Yeah there definitely need to be signs of a rope bridge. Feel free to visit often, by the way! Thanks for your ongoing advice.
Will try to integrate the environment together more as well. Adding blues to the background, but allowing some light to hit the middleground rock at the moment.
Shadow/light rays are a good idea. That's probably going to be one of the finishing touches, though.
After a discussion with a friend and some trial and error I came up with this. I think it fits the scale and doesn't detract from the focus of the composition.
Oh yeah, resolution is 300 dpi. and nearly 1800 by 3000 pixels. Not too big at all .
A little more serious with the texture...
Updating often. Hope is cool.
Last edited by Quigleyer; August 27th, 2010 at 02:27 PM.
oh man, this is looking fantastic bro!
I am glad the penis is gone, the foliage looks great, and the silhouette is a great addition as well!

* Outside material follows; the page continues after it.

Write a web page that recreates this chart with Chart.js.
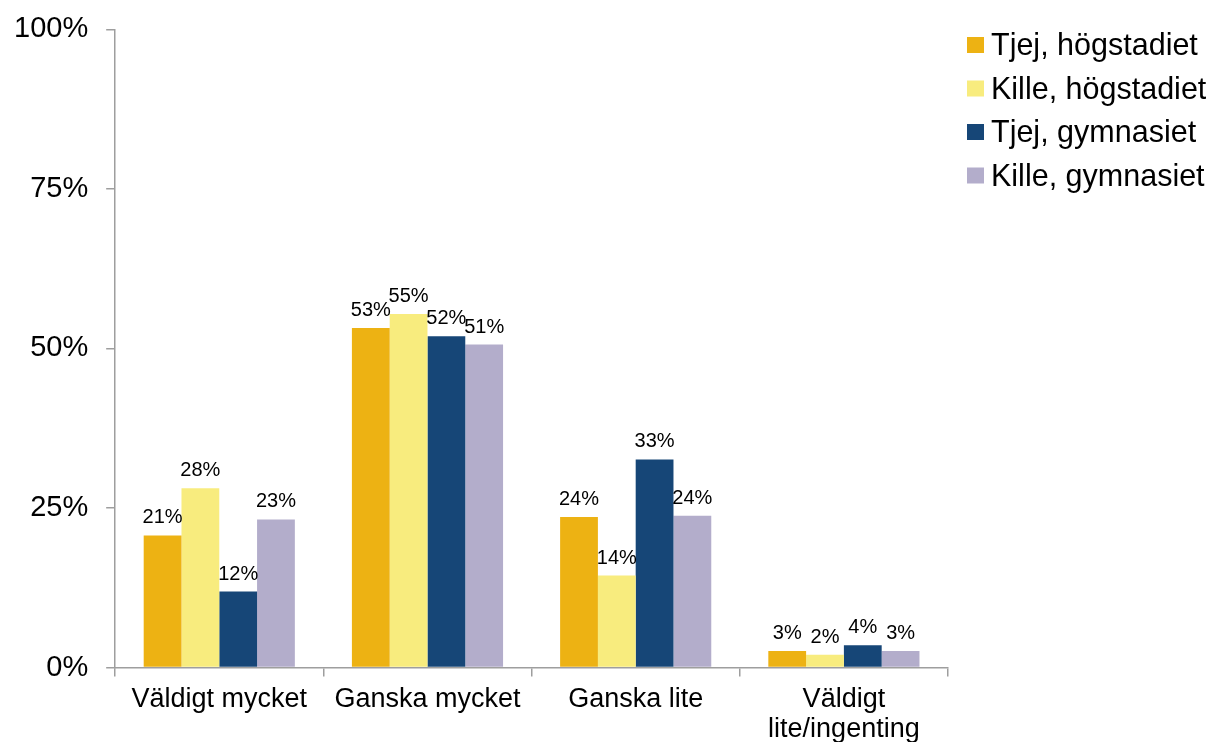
<!DOCTYPE html>
<html>
<head>
<meta charset="utf-8">
<script src="https://cdn.jsdelivr.net/npm/chart.js@4/dist/chart.umd.min.js"></script>
<style>
  html, body { margin: 0; padding: 0; background: #fff; overflow: hidden; }
  #wrap { width: 1210px; height: 742px; }
</style>
</head>
<body>
<div id="wrap"><canvas id="myChart"></canvas></div>
<script>
const categories = ['Väldigt mycket', 'Ganska mycket', 'Ganska lite', ['Väldigt', 'lite/ingenting']];
const seriesNames = ['Tjej, högstadiet', 'Kille, högstadiet', 'Tjej, gymnasiet', 'Kille, gymnasiet'];
const tjejHogstadiet = [20.7, 53.2, 23.6, 2.6];
const killeHogstadiet = [28.1, 55.4, 14.4, 2.0];
const tjejGymnasiet = [11.9, 51.9, 32.6, 3.5];
const killeGymnasiet = [23.2, 50.6, 23.8, 2.6];
const yTicks = [0, 25, 50, 75, 100];

const colors = ['#EDB213', '#F8EC7E', '#164677', '#B3ADCB'];
const FONT = '"Liberation Sans", Arial, sans-serif';

// value labels above each bar
const barLabels = {
  id: 'barLabels',
  afterDatasetsDraw(chart) {
    const ctx = chart.ctx;
    ctx.save();
    ctx.font = '20px ' + FONT;
    ctx.fillStyle = '#000';
    ctx.textAlign = 'center';
    ctx.textBaseline = 'alphabetic';
    chart.data.datasets.forEach((ds, i) => {
      chart.getDatasetMeta(i).data.forEach((bar, j) => {
        ctx.fillText(Math.round(ds.data[j]) + '%', bar.x, bar.y - 12);
      });
    });
    ctx.restore();
  }
};

// legend in the top right corner
const sideLegend = {
  id: 'sideLegend',
  afterDraw(chart) {
    const ctx = chart.ctx;
    ctx.save();
    ctx.font = '30.5px ' + FONT;
    ctx.textBaseline = 'alphabetic';
    chart.data.datasets.forEach((ds, i) => {
      const base = 55 + i * 43.5;
      ctx.fillStyle = ds.backgroundColor;
      ctx.fillRect(967, base - 18, 17, 16);
      ctx.fillStyle = '#000';
      ctx.fillText(ds.label, 991, base);
    });
    ctx.restore();
  }
};

const ct = document.getElementById('myChart');
new Chart(ct, {
  type: 'bar',
  data: {
    labels: categories,
    datasets: [tjejHogstadiet, killeHogstadiet, tjejGymnasiet, killeGymnasiet].map((d, i) => ({
      label: seriesNames[i],
      data: d,
      backgroundColor: colors[i],
      borderWidth: 0,
      barPercentage: 1,
      categoryPercentage: 0.726
    }))
  },
  options: {
    responsive: true,
    maintainAspectRatio: false,
    animation: false,
    layout: { padding: { left: -4, right: 262, top: 0, bottom: -11 } },
    plugins: {
      legend: { display: false },
      tooltip: { enabled: false }
    },
    scales: {
      x: {
        grid: { display: true, drawOnChartArea: false, drawTicks: true, tickLength: 9, color: '#9E9E9E', lineWidth: 1.5 },
        border: { color: '#9E9E9E', width: 1.5 },
        ticks: { color: '#000', font: { family: FONT, size: 27, lineHeight: 1.12 }, padding: 8, maxRotation: 0 }
      },
      y: {
        min: 0,
        max: 100,
        afterBuildTicks: axis => { axis.ticks = yTicks.map(v => ({ value: v })); },
        grid: { display: true, drawOnChartArea: false, drawTicks: true, tickLength: 9, color: '#9E9E9E', lineWidth: 1.5 },
        border: { color: '#9E9E9E', width: 1.5 },
        ticks: { color: '#000', font: { family: FONT, size: 29, lineHeight: 0.78 }, padding: 18, callback: v => v + '%' }
      }
    }
  },
  plugins: [barLabels, sideLegend]
});
</script>
</body>
</html>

The image looks nice overall, good work. Although the focal point is already clear now and the viewing direction is flowing nicely (from bottom upward), you can still push and define the building. One suggestion from me is the mid-greyish background in front of the figure (if he's facing to the building there) can be darken still, the contrast value of them is relatively around the same level with your focal area (the ruined building and the forest behind it), imo.
You've done awesome work and I bet this would be a good piece. Keep it up, you
Nice work! I might add small changes of value on the character where light might barely hit, or small indications of gear, like a belt or tucked in shirt/ or pouch, just a suggestion.

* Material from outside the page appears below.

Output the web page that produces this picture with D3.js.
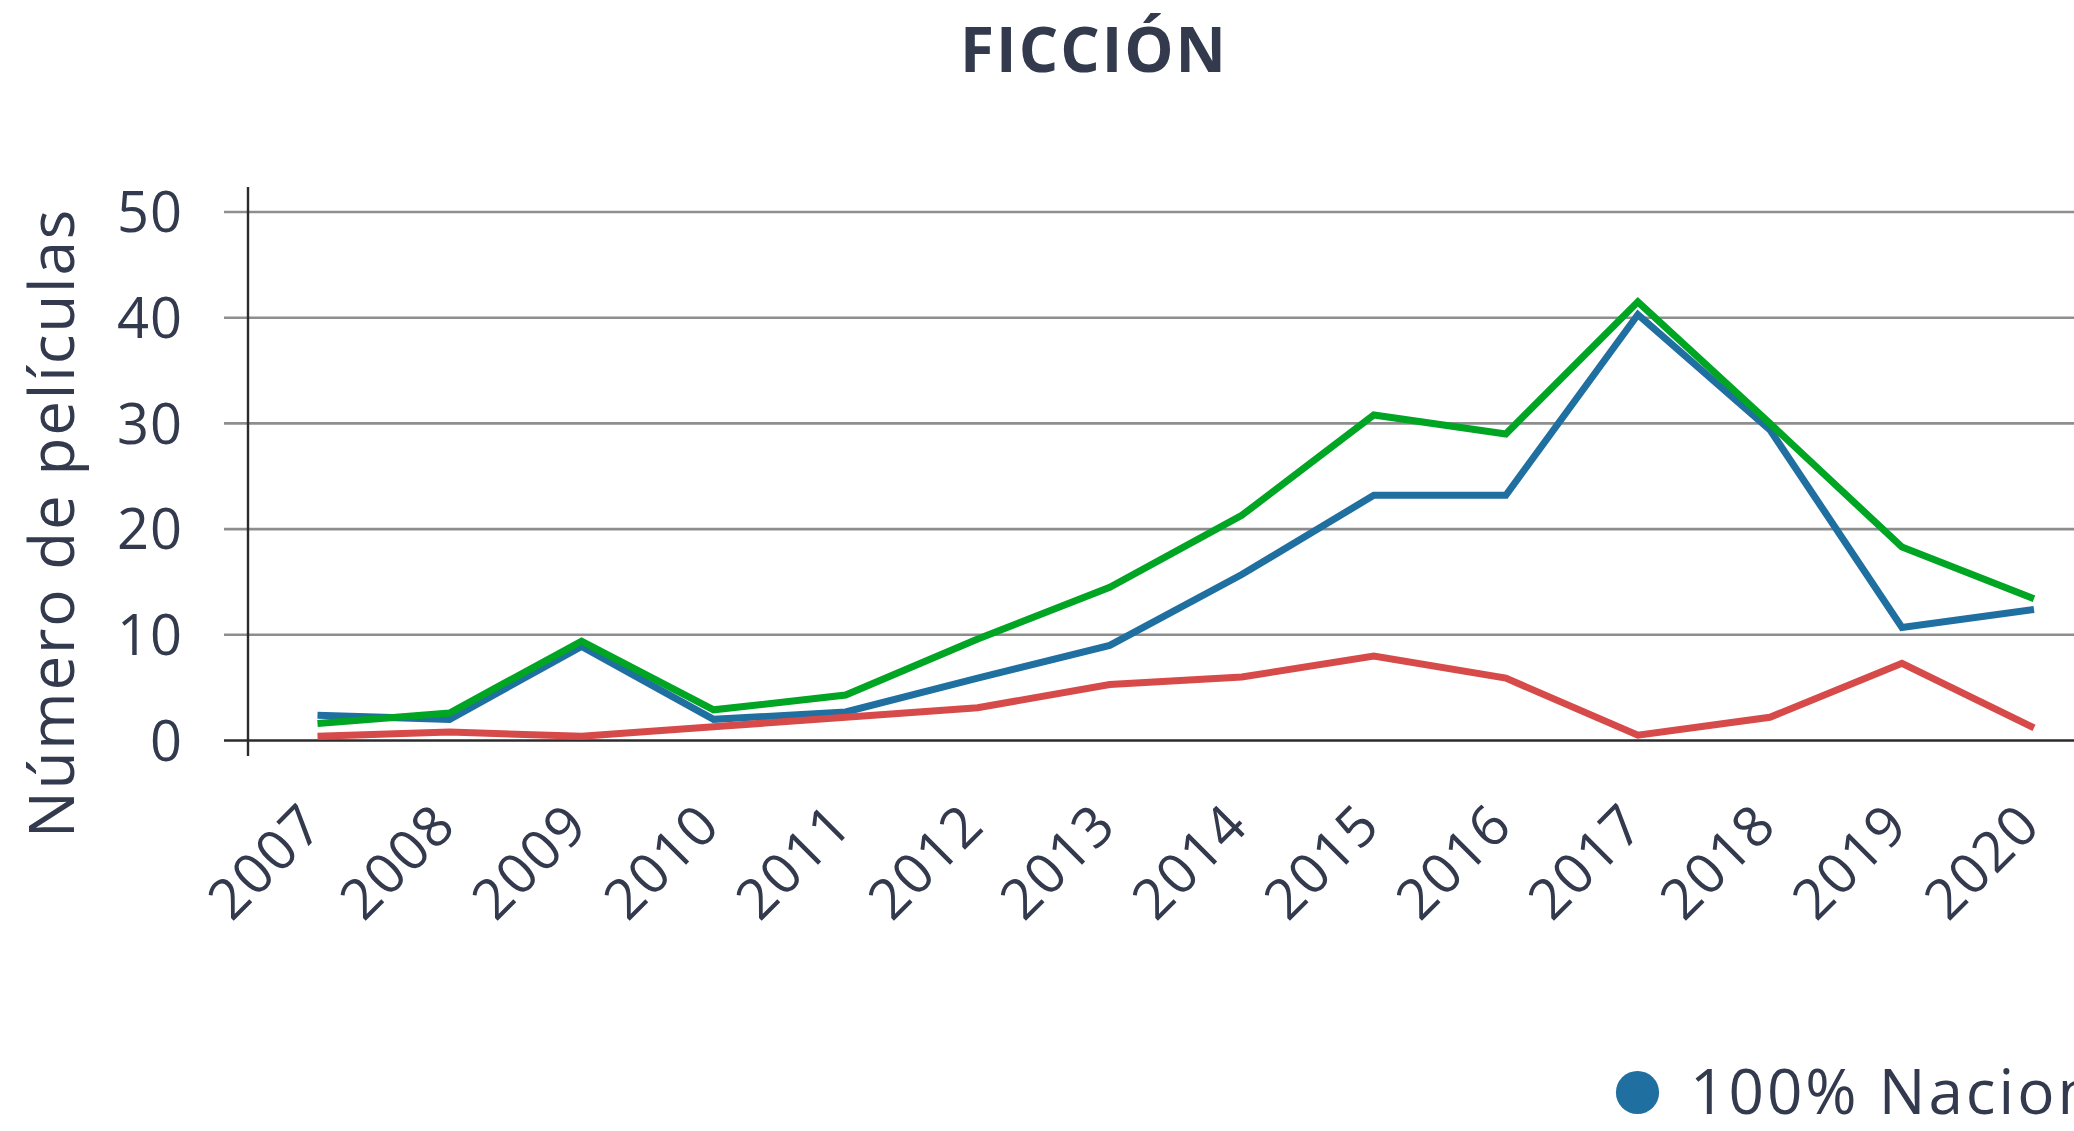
<!DOCTYPE html>
<html lang="es">
<head>
<meta charset="utf-8">
<script src="https://d3js.org/d3.v7.min.js"></script>
<style type="text/css">
body {
    margin: 0;
    background: #fff;
}
text {
    font-family: "Open Sans", sans-serif;
    fill: #343a4e;
}
</style>
</head>
<body>
<div id="chart"></div>
<script type="text/javascript">

// data (number of films per year)
var years = ["2007", "2008", "2009", "2010", "2011", "2012", "2013", "2014", "2015", "2016", "2017", "2018", "2019", "2020"];
var nacional = [2.4, 2.0, 8.9, 2.0, 2.7, 5.9, 9.0, 15.7, 23.2, 23.2, 40.3, 29.4, 10.7, 12.4];
var verde = [1.6, 2.6, 9.4, 2.9, 4.3, 9.6, 14.5, 21.3, 30.8, 29.0, 41.5, 30.0, 18.3, 13.4];
var rojo = [0.4, 0.8, 0.4, 1.3, 2.2, 3.1, 5.3, 6.0, 8.0, 5.9, 0.5, 2.2, 7.3, 1.2];
var yTicks = [0, 10, 20, 30, 40, 50];

var width = 2074;
var height = 1131;

var svg = d3.select("#chart")
    .append("svg")
    .attr("width", width)
    .attr("height", height);

// scales
var x = d3.scalePoint()
    .domain(years)
    .range([317.5, 2034]);

var y = d3.scaleLinear()
    .domain([0, 50])
    .range([740.5, 212]);

// title
svg.append("text")
    .attr("x", 1094)
    .attr("y", 72)
    .attr("text-anchor", "middle")
    .style("font-size", "62px")
    .style("font-weight", "700")
    .style("letter-spacing", "2px")
    .text("FICCIÓN");

// horizontal grid lines
svg.selectAll(".grid")
    .data(yTicks)
    .enter()
    .append("line")
    .attr("class", "grid")
    .attr("x1", 224)
    .attr("x2", width)
    .attr("y1", function(d) { return y(d); })
    .attr("y2", function(d) { return y(d); })
    .style("stroke", function(d) { return d === 0 ? "#2b2b2b" : "#8e8e8e"; })
    .style("stroke-width", 2.6);

// vertical axis line
svg.append("line")
    .attr("x1", 248)
    .attr("x2", 248)
    .attr("y1", 187)
    .attr("y2", 756)
    .style("stroke", "#2b2b2b")
    .style("stroke-width", 2.4);

// y tick labels
svg.selectAll(".ylab")
    .data(yTicks)
    .enter()
    .append("text")
    .attr("class", "ylab")
    .attr("x", 183)
    .attr("y", function(d) { return y(d); })
    .attr("dy", "0.36em")
    .attr("text-anchor", "end")
    .style("font-size", "56px")
    .style("letter-spacing", "1px")
    .text(function(d) { return d; });

// y axis title
svg.append("text")
    .attr("transform", "translate(74,523) rotate(-90)")
    .attr("text-anchor", "middle")
    .style("font-size", "62px")
    .style("letter-spacing", "1.8px")
    .text("Número de películas");

// x tick labels, rotated
svg.selectAll(".xlab")
    .data(years)
    .enter()
    .append("text")
    .attr("class", "xlab")
    .attr("text-anchor", "end")
    .attr("transform", function(d) { return "translate(" + (x(d) + 9) + ",828) rotate(-45)"; })
    .style("font-size", "56px")
    .style("letter-spacing", "1.5px")
    .text(function(d) { return d; });

// lines
var line = d3.line()
    .x(function(d, i) { return x(years[i]); })
    .y(function(d) { return y(d); });

var series = [
    { values: nacional, color: "#1f6fa0" },
    { values: verde, color: "#00a524" },
    { values: rojo, color: "#d64b49" }
];

svg.selectAll(".serie")
    .data(series)
    .enter()
    .append("path")
    .attr("class", "serie")
    .attr("d", function(d) { return line(d.values); })
    .style("fill", "none")
    .style("stroke", function(d) { return d.color; })
    .style("stroke-width", 7)
    .style("stroke-linejoin", "miter");

// legend (cut by the right edge like the original)
svg.append("circle")
    .attr("cx", 1637.5)
    .attr("cy", 1092.5)
    .attr("r", 21.6)
    .style("fill", "#1f6fa0");

svg.append("text")
    .attr("x", 1690)
    .attr("y", 1114)
    .style("font-size", "62px")
    .style("letter-spacing", "3px")
    .text("100% Nacional");

</script>
</body>
</html>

Hey Quig, that link is what I'd likely do. Now remember I have a tendency to contrast a lot. I have a habit of throwing in too many darks, so keep that in mind BUT my personal approach would be to contrast and darken the foreground just a lil bit more to pop out that depth.
My other concern is the parallel lines created by the trees in this foreground. I didn't approach that in the image above, but that's because I've had a lil too much wine and don't quite trust my own judgment heh (oops). Either way, I feel that they are just a little too tight in framing in the temple, not quite sure what I'd do, but some shaping to throw that off a little may not hurt. I'd get a second opinion on that though.

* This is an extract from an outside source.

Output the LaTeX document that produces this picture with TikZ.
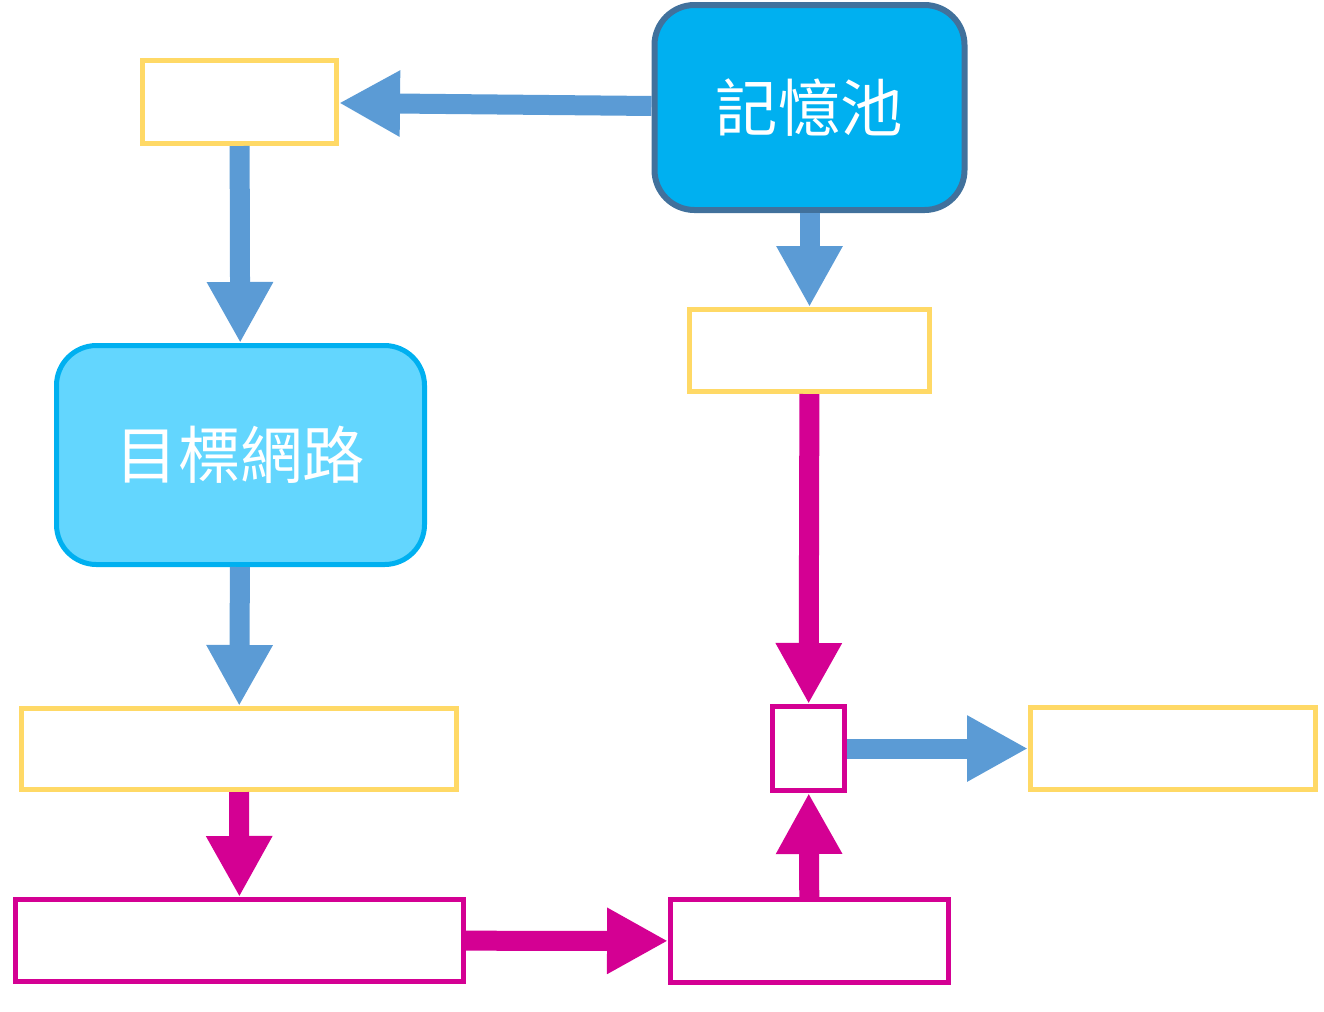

Other than that, this is a great looking picture and I think it shows a more mature artistic approach than we generally see from you. I really like it.
I also need to work a little more "perspective" in there as I seem to have gotten a little liberal with my looser actions on the foreground rocks.
Their tilt also seems to have gotten me to use those as the borders of the canvas and it created a tilt. I waited way too long to flip my canvas since last time and woa. Does anyone notice it and is it that bad? Keep in mind I've been staring at this thing for a lot longer and have a difficult time seeing this, even if it looks easy- so please voice your opinion on this, guys.
Oh yeah- I also did what cmalidore suggested and tried to strengthen the contrast between background and foreground. Might need to make the foreground a little darker still, but I'll play with that the next couple of rounds.
I'd be reluctant to go too dark on the foreground - When I do it I tend to be verbally abused (and probably rightfully so) by those more knowledgeable than I haha, too much black and you will damage definition. For now at least you seem to have a nice balance.
I think you've caught anything else I was thinking of, perspective didn't seem like a big thing on this one - but there's a hint of it that perhaps brushing up on will improve, and so on. You're on the right track.
this is looking really nice. I don't think the diagonal bars framing the focal point is a bad thing at all. I think it adds a lot of dynamism to the composition. The only issue I have with it, is it tends to lead the eye off the top of the page. I think all it needs to remedy this is something to lead the eye back into the composition. Here's one example of what I mean. You could do it a lot of other ways though.
Also that piece of ground in the midfield is tilted a little bit, (I fixed it in this paint over). It's very subtle, you could probably just leave it as is.